Emergindo, ainda muito jovem, no contexto do modernismo, Patrícia Galvão — pseudônimo, Pagu — estreia de maneira insólita, sob a dupla influência de Oswald de Andrade e de Tarsila do Amaral, na Revista de Antropofagia, em sua fase mais revolucionária, a da chamada “segunda dentição”. Lançada em maio de 1928, a revista entrara em sua nova fase a partir de 17 de março de 1929, quando passou a ser publicada como página especial do Diário de São Paulo. Desligando-se de Mário de Andrade, Antônio de Alcântara Machado, Guilherme de Almeida, Menotti del Picchia, Plínio Salgado e outros, e tendo como plano piloto o “Manifesto Antropófago” que Oswald fizera publicar no primeiro número da revista (“primeira dentição”), os “antropófagos” radicais desencadeiam uma campanha tenaz contra a acomodação e o conservadorismo que sentem infiltrar-se nas hostes modernistas e diluir os aspectos mais contestatários e experimentais do movimento de 1922, em termos de ideologia e de linguagem.

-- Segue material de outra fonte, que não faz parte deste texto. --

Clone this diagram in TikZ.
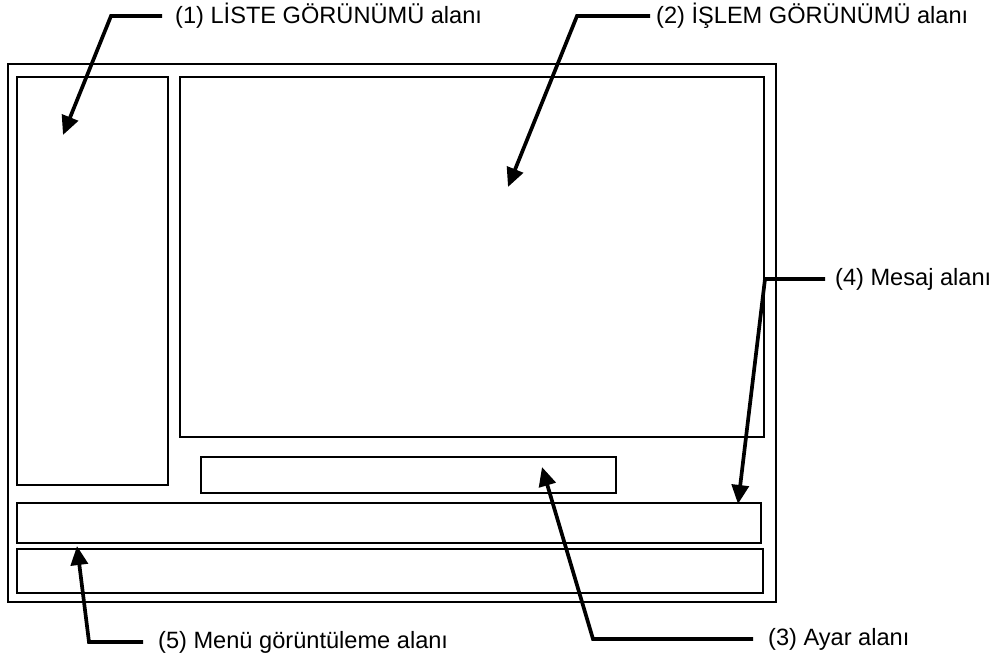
\documentclass[tikz,border=0pt]{standalone}
\usepackage{fontspec}
\setmainfont{Liberation Sans}
\usetikzlibrary{arrows.meta,fit}
\begin{document}
\begin{tikzpicture}[x=1pt,y=-1pt,
  panel/.style={draw, line width=1.7pt, inner sep=0pt},
  callout/.style={anchor=west, inner ysep=0pt,
    font=\fontsize{23.6}{28}\selectfont},
  pointer/.style={line width=3.7pt, line join=miter,
    -{Triangle[length=19pt,width=17pt]}}]
\useasboundingbox (0,0) rectangle (997,659);

% screen frame and its areas
\node[panel, fit={(8,64) (776,602)}] (frame) {};
\node[panel, fit={(17,77) (168,485)}] (list) {};
\node[panel, fit={(180,77) (764,437)}] (oper) {};
\node[panel, fit={(201,457) (616,493)}] (setting) {};
\node[panel, fit={(17,503) (761,543)}] (msg) {};
\node[panel, fit={(17,549) (763,593)}] (menu) {};

% callout texts
\node[callout, inner xsep=13pt] (t1) at (162,16) {(1) LİSTE GÖRÜNÜMÜ alanı};
\node[callout, inner xsep=6pt]  (t2) at (650,16) {(2) İŞLEM GÖRÜNÜMÜ alanı};
\node[callout, inner xsep=10pt] (t4) at (825,279) {(4) Mesaj alanı};
\node[callout, inner xsep=15pt] (t3) at (753,639) {(3) Ayar alanı};
\node[callout, inner xsep=15pt] (t5) at (143,642) {(5) Menü görüntüleme alanı};

% pointer bends and tips
\coordinate (b1) at (111,16);  \coordinate (p1) at (63,135);
\coordinate (b2) at (577,16);  \coordinate (p2) at (508,187);
\coordinate (b4) at (765,279); \coordinate (p4) at (738,504);
\coordinate (b3) at (593,639); \coordinate (p3) at (542,467);
\coordinate (b5) at (89,642);  \coordinate (p5) at (77,546);

\draw[pointer] (t1.west) -- (b1) -- (p1);
\draw[pointer] (t2.west) -- (b2) -- (p2);
\draw[pointer] (t4.west) -- (b4) -- (p4);
\draw[pointer] (t3.west) -- (b3) -- (p3);
\draw[pointer] (t5.west) -- (b5) -- (p5);
\end{tikzpicture}
\end{document}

É nesse momento explosivo que Patrícia, com apenas dezoito anos, tem o seu primeiro trabalho — um desenho — publicado no segundo número da revista, no Diário de São Paulo de 24 de março de 1929. Dois outros desenhos seus seriam estampados no oitavo número (8 de maio de 1929) e no segundo número (19 de junho de 1929), este último acompanhado de um pequeno texto poético e da informação: “Legenda e figura de Pagu (do Álbum de Tarsila)”. Seus companheiros, artistas plásticos, nos dezesseis números que teve a revista-página, seriam nada menos que Di Cavalcanti, Cícero Dias e Tarsila. Esta inaugura o primeiro número da segunda dentição com um desenho no estilo do “Abaporu” (Antropófago), tal como o fizera no primeiro número da primeira dentição ilustrando o manifesto de Oswald, e comparece ainda com desenhos ou reproduções de quadros em mais cinco páginas da revista. Depois de Tarsila, é Pagu quem mais colabora.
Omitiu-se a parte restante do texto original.